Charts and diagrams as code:
'''

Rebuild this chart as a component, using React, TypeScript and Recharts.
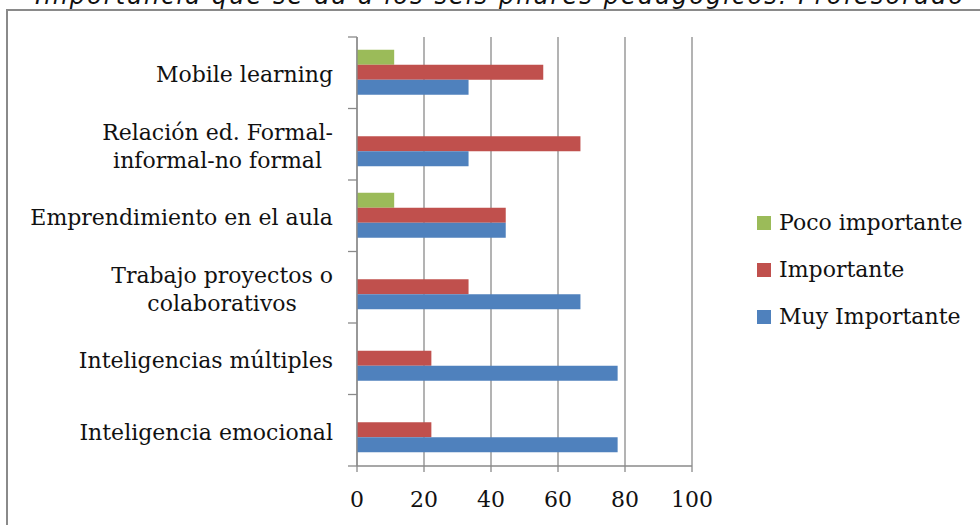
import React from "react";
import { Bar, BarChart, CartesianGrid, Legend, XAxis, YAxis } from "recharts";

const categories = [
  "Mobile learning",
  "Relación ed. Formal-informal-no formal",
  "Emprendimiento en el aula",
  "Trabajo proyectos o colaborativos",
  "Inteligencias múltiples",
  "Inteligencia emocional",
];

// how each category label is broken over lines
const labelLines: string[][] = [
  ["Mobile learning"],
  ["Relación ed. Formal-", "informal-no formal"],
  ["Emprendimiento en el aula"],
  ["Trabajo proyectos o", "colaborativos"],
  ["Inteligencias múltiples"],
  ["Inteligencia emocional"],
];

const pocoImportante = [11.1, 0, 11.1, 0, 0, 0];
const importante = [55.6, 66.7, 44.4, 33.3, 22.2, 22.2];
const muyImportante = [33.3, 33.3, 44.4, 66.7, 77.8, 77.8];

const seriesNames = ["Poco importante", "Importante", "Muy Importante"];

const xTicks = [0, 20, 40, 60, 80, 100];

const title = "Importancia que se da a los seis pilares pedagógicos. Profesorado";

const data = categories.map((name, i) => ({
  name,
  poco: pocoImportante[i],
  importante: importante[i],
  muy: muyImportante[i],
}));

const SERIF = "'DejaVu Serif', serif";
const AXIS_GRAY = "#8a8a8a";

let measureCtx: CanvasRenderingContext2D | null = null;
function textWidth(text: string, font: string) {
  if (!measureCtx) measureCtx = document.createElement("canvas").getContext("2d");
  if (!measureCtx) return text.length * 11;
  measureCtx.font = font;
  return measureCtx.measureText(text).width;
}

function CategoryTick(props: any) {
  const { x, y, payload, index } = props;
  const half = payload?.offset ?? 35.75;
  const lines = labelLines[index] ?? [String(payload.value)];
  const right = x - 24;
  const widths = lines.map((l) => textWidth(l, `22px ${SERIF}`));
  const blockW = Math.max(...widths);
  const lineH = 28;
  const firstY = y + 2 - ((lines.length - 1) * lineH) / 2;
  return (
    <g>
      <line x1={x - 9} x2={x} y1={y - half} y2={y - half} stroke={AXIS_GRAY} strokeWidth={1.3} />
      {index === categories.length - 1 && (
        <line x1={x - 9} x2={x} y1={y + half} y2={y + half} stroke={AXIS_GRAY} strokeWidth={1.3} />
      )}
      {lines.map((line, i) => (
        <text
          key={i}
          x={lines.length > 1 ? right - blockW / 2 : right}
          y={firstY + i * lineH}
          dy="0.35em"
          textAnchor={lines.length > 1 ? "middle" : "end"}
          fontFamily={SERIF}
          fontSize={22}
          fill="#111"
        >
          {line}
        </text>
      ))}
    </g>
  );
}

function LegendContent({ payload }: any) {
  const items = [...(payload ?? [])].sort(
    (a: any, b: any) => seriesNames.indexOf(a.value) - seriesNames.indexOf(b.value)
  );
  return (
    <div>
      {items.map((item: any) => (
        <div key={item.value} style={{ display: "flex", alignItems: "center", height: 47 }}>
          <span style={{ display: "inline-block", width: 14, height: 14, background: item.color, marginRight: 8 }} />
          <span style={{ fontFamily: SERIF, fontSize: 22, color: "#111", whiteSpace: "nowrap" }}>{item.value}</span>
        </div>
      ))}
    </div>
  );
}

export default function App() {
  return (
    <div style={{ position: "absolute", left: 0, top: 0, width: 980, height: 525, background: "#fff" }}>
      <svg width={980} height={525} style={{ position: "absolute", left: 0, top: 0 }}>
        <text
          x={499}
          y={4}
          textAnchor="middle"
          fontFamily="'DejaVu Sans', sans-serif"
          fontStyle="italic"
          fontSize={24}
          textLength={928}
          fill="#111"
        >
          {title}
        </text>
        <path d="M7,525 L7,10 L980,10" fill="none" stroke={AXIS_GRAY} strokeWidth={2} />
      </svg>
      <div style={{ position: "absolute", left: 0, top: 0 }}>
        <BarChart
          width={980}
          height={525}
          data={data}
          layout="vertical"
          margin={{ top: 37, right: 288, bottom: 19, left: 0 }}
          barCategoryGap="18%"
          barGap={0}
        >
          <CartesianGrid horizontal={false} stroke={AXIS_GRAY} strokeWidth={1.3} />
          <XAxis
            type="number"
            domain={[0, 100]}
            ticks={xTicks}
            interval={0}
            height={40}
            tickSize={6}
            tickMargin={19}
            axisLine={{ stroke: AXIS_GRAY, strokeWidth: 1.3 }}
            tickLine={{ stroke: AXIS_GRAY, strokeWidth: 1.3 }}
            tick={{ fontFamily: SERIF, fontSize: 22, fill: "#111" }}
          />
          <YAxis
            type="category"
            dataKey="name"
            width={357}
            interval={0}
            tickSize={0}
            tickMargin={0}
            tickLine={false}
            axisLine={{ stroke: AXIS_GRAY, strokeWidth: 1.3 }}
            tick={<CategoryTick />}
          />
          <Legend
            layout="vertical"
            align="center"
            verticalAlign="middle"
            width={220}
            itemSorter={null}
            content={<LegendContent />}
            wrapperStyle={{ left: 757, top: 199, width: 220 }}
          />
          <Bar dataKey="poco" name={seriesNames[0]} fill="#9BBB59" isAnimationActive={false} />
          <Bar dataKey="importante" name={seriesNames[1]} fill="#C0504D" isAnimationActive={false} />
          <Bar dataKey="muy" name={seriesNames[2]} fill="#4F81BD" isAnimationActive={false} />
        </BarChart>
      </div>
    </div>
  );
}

'''
'''

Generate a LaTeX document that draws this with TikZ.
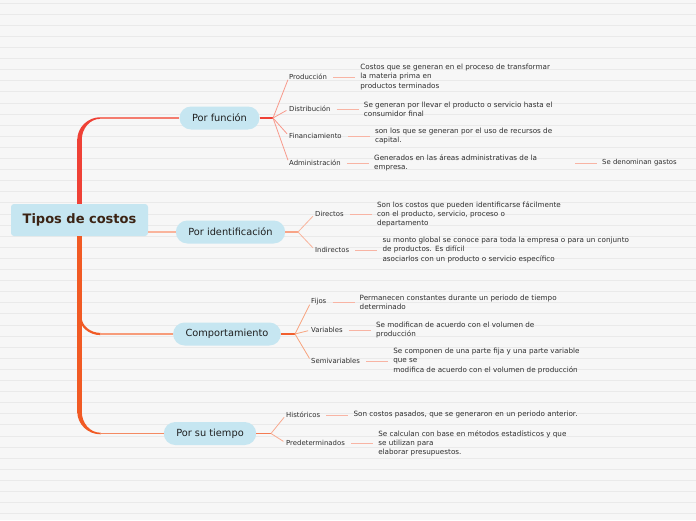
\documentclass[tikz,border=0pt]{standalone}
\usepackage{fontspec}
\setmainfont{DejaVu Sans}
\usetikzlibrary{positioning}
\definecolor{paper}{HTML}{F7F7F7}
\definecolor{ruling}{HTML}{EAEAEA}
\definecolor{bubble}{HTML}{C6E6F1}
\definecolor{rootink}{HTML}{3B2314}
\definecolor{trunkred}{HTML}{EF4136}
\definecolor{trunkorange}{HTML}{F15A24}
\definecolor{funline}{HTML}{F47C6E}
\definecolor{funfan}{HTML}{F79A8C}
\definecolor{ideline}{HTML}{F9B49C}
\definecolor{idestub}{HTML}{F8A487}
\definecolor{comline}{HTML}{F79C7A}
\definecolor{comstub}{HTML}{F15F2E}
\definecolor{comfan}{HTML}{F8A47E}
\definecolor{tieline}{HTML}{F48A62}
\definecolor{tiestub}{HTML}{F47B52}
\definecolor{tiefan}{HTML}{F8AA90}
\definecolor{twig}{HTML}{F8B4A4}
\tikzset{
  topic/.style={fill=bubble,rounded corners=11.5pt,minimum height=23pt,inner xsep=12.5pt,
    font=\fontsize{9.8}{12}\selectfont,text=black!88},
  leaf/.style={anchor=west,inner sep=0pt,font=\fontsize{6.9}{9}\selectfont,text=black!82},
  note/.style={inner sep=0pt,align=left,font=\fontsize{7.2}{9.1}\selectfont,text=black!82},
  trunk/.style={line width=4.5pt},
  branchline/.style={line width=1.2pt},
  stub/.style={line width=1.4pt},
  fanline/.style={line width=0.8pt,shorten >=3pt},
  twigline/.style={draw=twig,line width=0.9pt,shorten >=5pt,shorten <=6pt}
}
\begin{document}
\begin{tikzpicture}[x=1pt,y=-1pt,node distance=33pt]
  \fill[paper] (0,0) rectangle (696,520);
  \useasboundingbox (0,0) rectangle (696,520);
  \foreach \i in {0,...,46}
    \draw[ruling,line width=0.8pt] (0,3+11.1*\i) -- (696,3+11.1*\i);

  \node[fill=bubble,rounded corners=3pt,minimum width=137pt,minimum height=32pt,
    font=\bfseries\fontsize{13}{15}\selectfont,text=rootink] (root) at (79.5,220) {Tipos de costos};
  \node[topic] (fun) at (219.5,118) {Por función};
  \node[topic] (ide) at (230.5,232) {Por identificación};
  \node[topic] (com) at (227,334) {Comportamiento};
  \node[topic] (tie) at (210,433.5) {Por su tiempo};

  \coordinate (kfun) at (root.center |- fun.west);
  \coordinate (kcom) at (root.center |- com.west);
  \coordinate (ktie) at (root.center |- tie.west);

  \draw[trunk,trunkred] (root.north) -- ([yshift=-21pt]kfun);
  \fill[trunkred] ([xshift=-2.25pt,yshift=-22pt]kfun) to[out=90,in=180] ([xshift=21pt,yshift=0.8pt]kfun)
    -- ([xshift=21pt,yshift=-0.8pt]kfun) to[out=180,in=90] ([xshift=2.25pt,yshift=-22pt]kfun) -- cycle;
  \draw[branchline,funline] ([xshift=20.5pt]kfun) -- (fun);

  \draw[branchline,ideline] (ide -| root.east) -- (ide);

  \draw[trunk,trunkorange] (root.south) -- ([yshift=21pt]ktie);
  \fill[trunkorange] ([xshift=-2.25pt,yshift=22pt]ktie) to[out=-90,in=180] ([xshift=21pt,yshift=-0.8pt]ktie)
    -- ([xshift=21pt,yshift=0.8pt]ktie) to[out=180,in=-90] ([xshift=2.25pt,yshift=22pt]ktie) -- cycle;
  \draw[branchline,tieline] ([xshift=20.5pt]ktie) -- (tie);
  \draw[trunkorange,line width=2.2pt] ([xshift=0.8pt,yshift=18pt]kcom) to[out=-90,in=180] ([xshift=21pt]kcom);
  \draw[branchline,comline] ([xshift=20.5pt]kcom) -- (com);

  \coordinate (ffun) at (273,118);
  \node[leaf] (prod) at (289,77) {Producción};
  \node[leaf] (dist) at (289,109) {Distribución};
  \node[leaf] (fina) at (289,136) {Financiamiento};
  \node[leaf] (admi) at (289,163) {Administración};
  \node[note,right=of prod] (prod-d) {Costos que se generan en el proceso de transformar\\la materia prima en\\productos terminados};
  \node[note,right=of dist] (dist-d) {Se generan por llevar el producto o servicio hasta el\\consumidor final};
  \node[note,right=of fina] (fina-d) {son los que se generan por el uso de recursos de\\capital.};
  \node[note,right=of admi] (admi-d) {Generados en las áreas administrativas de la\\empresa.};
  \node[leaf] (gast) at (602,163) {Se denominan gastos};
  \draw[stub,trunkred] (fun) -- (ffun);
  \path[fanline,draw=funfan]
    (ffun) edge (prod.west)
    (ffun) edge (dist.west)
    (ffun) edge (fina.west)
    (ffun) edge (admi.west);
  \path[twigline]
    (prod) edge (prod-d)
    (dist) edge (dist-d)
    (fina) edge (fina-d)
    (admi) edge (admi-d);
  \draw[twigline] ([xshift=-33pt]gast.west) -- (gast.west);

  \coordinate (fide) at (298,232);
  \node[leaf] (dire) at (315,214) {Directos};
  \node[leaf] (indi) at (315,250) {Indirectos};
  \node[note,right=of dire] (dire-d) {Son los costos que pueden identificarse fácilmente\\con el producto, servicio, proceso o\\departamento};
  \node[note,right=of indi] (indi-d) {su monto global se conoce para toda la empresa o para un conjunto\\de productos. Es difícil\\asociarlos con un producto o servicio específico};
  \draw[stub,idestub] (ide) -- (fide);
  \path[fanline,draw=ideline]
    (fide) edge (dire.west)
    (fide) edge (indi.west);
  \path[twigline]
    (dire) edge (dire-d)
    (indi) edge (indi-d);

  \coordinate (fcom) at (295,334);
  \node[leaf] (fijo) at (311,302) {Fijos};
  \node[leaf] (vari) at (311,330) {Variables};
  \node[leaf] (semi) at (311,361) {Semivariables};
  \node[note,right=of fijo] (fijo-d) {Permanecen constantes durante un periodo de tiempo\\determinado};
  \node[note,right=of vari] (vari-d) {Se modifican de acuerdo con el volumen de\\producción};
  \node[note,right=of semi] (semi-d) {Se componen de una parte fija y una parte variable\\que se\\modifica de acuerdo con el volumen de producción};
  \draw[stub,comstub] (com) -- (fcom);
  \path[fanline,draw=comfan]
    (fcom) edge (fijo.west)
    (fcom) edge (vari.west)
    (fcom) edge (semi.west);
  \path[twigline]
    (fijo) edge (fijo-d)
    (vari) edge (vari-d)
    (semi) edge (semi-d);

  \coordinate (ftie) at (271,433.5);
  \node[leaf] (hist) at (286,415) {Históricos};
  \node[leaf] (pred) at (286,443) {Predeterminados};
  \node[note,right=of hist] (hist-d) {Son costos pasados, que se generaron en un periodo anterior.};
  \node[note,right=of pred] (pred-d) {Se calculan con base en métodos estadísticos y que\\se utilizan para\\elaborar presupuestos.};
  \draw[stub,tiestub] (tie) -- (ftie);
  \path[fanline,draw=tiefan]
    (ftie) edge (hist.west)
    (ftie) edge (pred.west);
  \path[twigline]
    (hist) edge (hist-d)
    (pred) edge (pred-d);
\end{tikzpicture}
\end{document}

'''

**Written instruction:** Without the pictures, give again exactly the lines above starting at the line containing "Generate a LaTeX" and ending at the line containing "(0,3+11.1*\i) -- (696,3+11.1*\i);".

**Result of the task:**
Generate a LaTeX document that draws this with TikZ.
\documentclass[tikz,border=0pt]{standalone}
\usepackage{fontspec}
\setmainfont{DejaVu Sans}
\usetikzlibrary{positioning}
\definecolor{paper}{HTML}{F7F7F7}
\definecolor{ruling}{HTML}{EAEAEA}
\definecolor{bubble}{HTML}{C6E6F1}
\definecolor{rootink}{HTML}{3B2314}
\definecolor{trunkred}{HTML}{EF4136}
\definecolor{trunkorange}{HTML}{F15A24}
\definecolor{funline}{HTML}{F47C6E}
\definecolor{funfan}{HTML}{F79A8C}
\definecolor{ideline}{HTML}{F9B49C}
\definecolor{idestub}{HTML}{F8A487}
\definecolor{comline}{HTML}{F79C7A}
\definecolor{comstub}{HTML}{F15F2E}
\definecolor{comfan}{HTML}{F8A47E}
\definecolor{tieline}{HTML}{F48A62}
\definecolor{tiestub}{HTML}{F47B52}
\definecolor{tiefan}{HTML}{F8AA90}
\definecolor{twig}{HTML}{F8B4A4}
\tikzset{
  topic/.style={fill=bubble,rounded corners=11.5pt,minimum height=23pt,inner xsep=12.5pt,
    font=\fontsize{9.8}{12}\selectfont,text=black!88},
  leaf/.style={anchor=west,inner sep=0pt,font=\fontsize{6.9}{9}\selectfont,text=black!82},
  note/.style={inner sep=0pt,align=left,font=\fontsize{7.2}{9.1}\selectfont,text=black!82},
  trunk/.style={line width=4.5pt},
  branchline/.style={line width=1.2pt},
  stub/.style={line width=1.4pt},
  fanline/.style={line width=0.8pt,shorten >=3pt},
  twigline/.style={draw=twig,line width=0.9pt,shorten >=5pt,shorten <=6pt}
}
\begin{document}
\begin{tikzpicture}[x=1pt,y=-1pt,node distance=33pt]
  \fill[paper] (0,0) rectangle (696,520);
  \useasboundingbox (0,0) rectangle (696,520);
  \foreach \i in {0,...,46}
    \draw[ruling,line width=0.8pt] (0,3+11.1*\i) -- (696,3+11.1*\i);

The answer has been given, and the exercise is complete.